AIM OF THE EXERCISE> Quote the listing below in its entirety, omitting every image.

DATASET EXCERPT>
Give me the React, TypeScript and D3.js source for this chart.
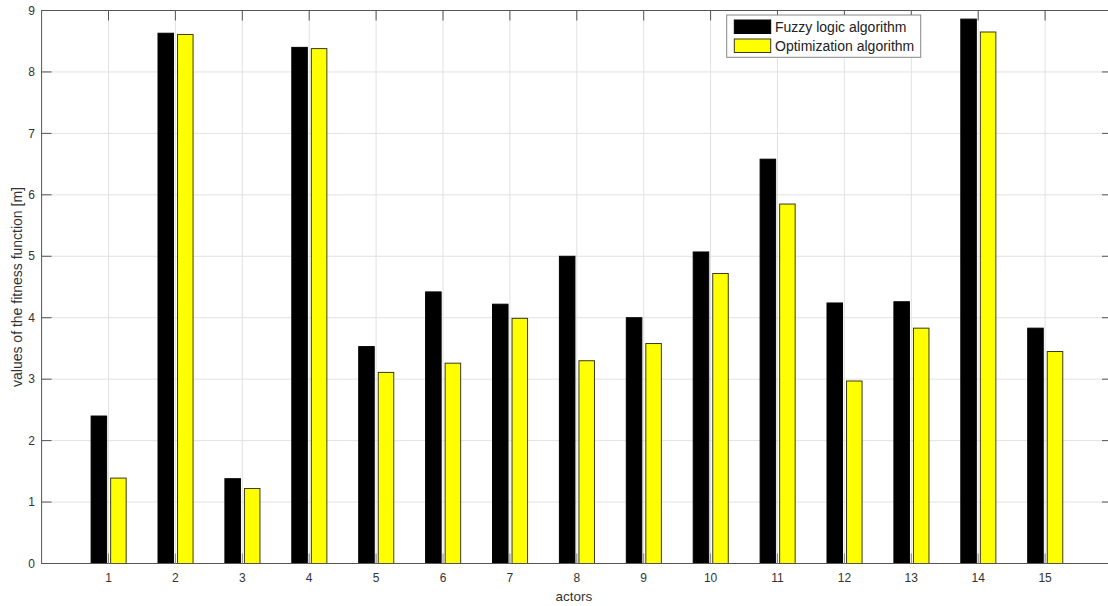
import React from "react";
import * as d3 from "d3";

const categories = ["1","2","3","4","5","6","7","8","9","10","11","12","13","14","15"];
const fuzzy = [2.40, 8.63, 1.38, 8.40, 3.53, 4.42, 4.22, 5.00, 4.00, 5.07, 6.58, 4.24, 4.26, 8.86, 3.83];
const optimization = [1.39, 8.61, 1.22, 8.38, 3.11, 3.26, 3.99, 3.30, 3.58, 4.72, 5.85, 2.97, 3.83, 8.65, 3.45];
const yTicks = [0, 1, 2, 3, 4, 5, 6, 7, 8, 9];
const seriesNames = ["Fuzzy logic algorithm", "Optimization algorithm"];
const seriesColors = ["#000000", "#ffff00"];

const W = 1108;
const H = 606;
const left = 41.6;
const right = 1112;
const top = 10.5;
const bottom = 563.5;
const font = "'Liberation Sans', Arial, Helvetica, sans-serif";
const axisColor = "#555";
const gridColor = "#e2e2e2";
const textColor = "#333";

export default function App() {
  const x = d3.scaleLinear().domain([0, categories.length + 1]).range([left, right]);
  const y = d3.scaleLinear().domain([0, 9]).range([bottom, top]);
  const barW = 0.232;
  const offsets = [-0.26, 0.032];
  const series = [fuzzy, optimization];
  const tickLen = 10;

  return (
    <svg width={W} height={H} style={{ position: "absolute", left: 0, top: 0, background: "#fff" }}>
      <rect x={0} y={0} width={W} height={H} fill="#fff" />
      {/* grid */}
      {yTicks.map((t) => (
        <line key={"gy" + t} x1={left} x2={right} y1={y(t)} y2={y(t)} stroke={gridColor} strokeWidth={1} />
      ))}
      {categories.map((c, i) => (
        <line key={"gx" + c} x1={x(i + 1)} x2={x(i + 1)} y1={top} y2={bottom} stroke={gridColor} strokeWidth={1} />
      ))}
      {/* bars */}
      {series.map((vals, s) =>
        vals.map((v, i) => (
          <rect
            key={`b${s}-${i}`}
            x={x(i + 1 + offsets[s])}
            y={y(v)}
            width={x(barW) - x(0)}
            height={y(0) - y(v)}
            fill={seriesColors[s]}
            stroke={s === 0 ? "#000" : "#3a3a1a"}
            strokeWidth={1}
          />
        ))
      )}
      {/* axes box */}
      <rect x={left} y={top} width={right - left} height={bottom - top} fill="none" stroke={axisColor} strokeWidth={1} />
      {/* y ticks */}
      {yTicks.map((t) => (
        <g key={"ty" + t}>
          <line x1={left} x2={left + tickLen} y1={y(t)} y2={y(t)} stroke={axisColor} />
          <line x1={right} x2={right - tickLen} y1={y(t)} y2={y(t)} stroke={axisColor} />
          <text x={35} y={y(t)} dy="0.35em" textAnchor="end" fontFamily={font} fontSize={12} fill={textColor}>
            {t}
          </text>
        </g>
      ))}
      {/* x ticks */}
      {categories.map((c, i) => (
        <g key={"tx" + c}>
          <line x1={x(i + 1)} x2={x(i + 1)} y1={bottom} y2={bottom - tickLen} stroke="#888" />
          <line x1={x(i + 1)} x2={x(i + 1)} y1={top} y2={top + tickLen} stroke={axisColor} />
          <text x={x(i + 1)} y={582} textAnchor="middle" fontFamily={font} fontSize={12} fill={textColor}>
            {c}
          </text>
        </g>
      ))}
      {/* axis labels */}
      <text x={(left + right) / 2 - 3} y={601} textAnchor="middle" fontFamily={font} fontSize={13.5} fill={textColor}>
        actors
      </text>
      <text
        transform={`translate(21.5,${(top + bottom) / 2}) rotate(-90)`}
        textAnchor="middle"
        fontFamily={font}
        fontSize={14}
        fill={textColor}
      >
        values of the fitness function [m]
      </text>
      {/* legend */}
      <g>
        <rect x={726.7} y={15} width={194} height={42.3} fill="#fff" stroke="#888" strokeWidth={1} />
        {seriesNames.map((n, s) => (
          <g key={n}>
            <rect
              x={734.3}
              y={20 + s * 19}
              width={36.4}
              height={13.5}
              fill={seriesColors[s]}
              stroke={s === 0 ? "#000" : "#3a3a1a"}
            />
            <text x={775} y={32 + s * 19} fontFamily={font} fontSize={14} fill="#222">
              {n}
            </text>
          </g>
        ))}
      </g>
    </svg>
  );
}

EXERCISE RESULT>
Give me the React, TypeScript and D3.js source for this chart.
import React from "react";
import * as d3 from "d3";

const categories = ["1","2","3","4","5","6","7","8","9","10","11","12","13","14","15"];
const fuzzy = [2.40, 8.63, 1.38, 8.40, 3.53, 4.42, 4.22, 5.00, 4.00, 5.07, 6.58, 4.24, 4.26, 8.86, 3.83];
const optimization = [1.39, 8.61, 1.22, 8.38, 3.11, 3.26, 3.99, 3.30, 3.58, 4.72, 5.85, 2.97, 3.83, 8.65, 3.45];
const yTicks = [0, 1, 2, 3, 4, 5, 6, 7, 8, 9];
const seriesNames = ["Fuzzy logic algorithm", "Optimization algorithm"];
const seriesColors = ["#000000", "#ffff00"];

const W = 1108;
const H = 606;
const left = 41.6;
const right = 1112;
const top = 10.5;
const bottom = 563.5;
const font = "'Liberation Sans', Arial, Helvetica, sans-serif";
const axisColor = "#555";
const gridColor = "#e2e2e2";
const textColor = "#333";

export default function App() {
  const x = d3.scaleLinear().domain([0, categories.length + 1]).range([left, right]);
  const y = d3.scaleLinear().domain([0, 9]).range([bottom, top]);
  const barW = 0.232;
  const offsets = [-0.26, 0.032];
  const series = [fuzzy, optimization];
  const tickLen = 10;

  return (
    <svg width={W} height={H} style={{ position: "absolute", left: 0, top: 0, background: "#fff" }}>
      <rect x={0} y={0} width={W} height={H} fill="#fff" />
      {/* grid */}
      {yTicks.map((t) => (
        <line key={"gy" + t} x1={left} x2={right} y1={y(t)} y2={y(t)} stroke={gridColor} strokeWidth={1} />
      ))}
      {categories.map((c, i) => (
        <line key={"gx" + c} x1={x(i + 1)} x2={x(i + 1)} y1={top} y2={bottom} stroke={gridColor} strokeWidth={1} />
      ))}
      {/* bars */}
      {series.map((vals, s) =>
        vals.map((v, i) => (
          <rect
            key={`b${s}-${i}`}
            x={x(i + 1 + offsets[s])}
            y={y(v)}
            width={x(barW) - x(0)}
            height={y(0) - y(v)}
            fill={seriesColors[s]}
            stroke={s === 0 ? "#000" : "#3a3a1a"}
            strokeWidth={1}
          />
        ))
      )}
      {/* axes box */}
      <rect x={left} y={top} width={right - left} height={bottom - top} fill="none" stroke={axisColor} strokeWidth={1} />
      {/* y ticks */}
      {yTicks.map((t) => (
        <g key={"ty" + t}>
          <line x1={left} x2={left + tickLen} y1={y(t)} y2={y(t)} stroke={axisColor} />
          <line x1={right} x2={right - tickLen} y1={y(t)} y2={y(t)} stroke={axisColor} />
          <text x={35} y={y(t)} dy="0.35em" textAnchor="end" fontFamily={font} fontSize={12} fill={textColor}>
            {t}
          </text>
        </g>
      ))}
      {/* x ticks */}
      {categories.map((c, i) => (
        <g key={"tx" + c}>
          <line x1={x(i + 1)} x2={x(i + 1)} y1={bottom} y2={bottom - tickLen} stroke="#888" />
          <line x1={x(i + 1)} x2={x(i + 1)} y1={top} y2={top + tickLen} stroke={axisColor} />
          <text x={x(i + 1)} y={582} textAnchor="middle" fontFamily={font} fontSize={12} fill={textColor}>
            {c}
          </text>
        </g>
      ))}
      {/* axis labels */}
      <text x={(left + right) / 2 - 3} y={601} textAnchor="middle" fontFamily={font} fontSize={13.5} fill={textColor}>
        actors
      </text>
      <text
        transform={`translate(21.5,${(top + bottom) / 2}) rotate(-90)`}
        textAnchor="middle"
        fontFamily={font}
        fontSize={14}
        fill={textColor}
      >
        values of the fitness function [m]
      </text>
      {/* legend */}
      <g>
        <rect x={726.7} y={15} width={194} height={42.3} fill="#fff" stroke="#888" strokeWidth={1} />
        {seriesNames.map((n, s) => (
          <g key={n}>
            <rect
              x={734.3}
              y={20 + s * 19}
              width={36.4}
              height={13.5}
              fill={seriesColors[s]}
              stroke={s === 0 ? "#000" : "#3a3a1a"}
            />
            <text x={775} y={32 + s * 19} fontFamily={font} fontSize={14} fill="#222">
              {n}
            </text>
          </g>
        ))}
      </g>
    </svg>
  );
}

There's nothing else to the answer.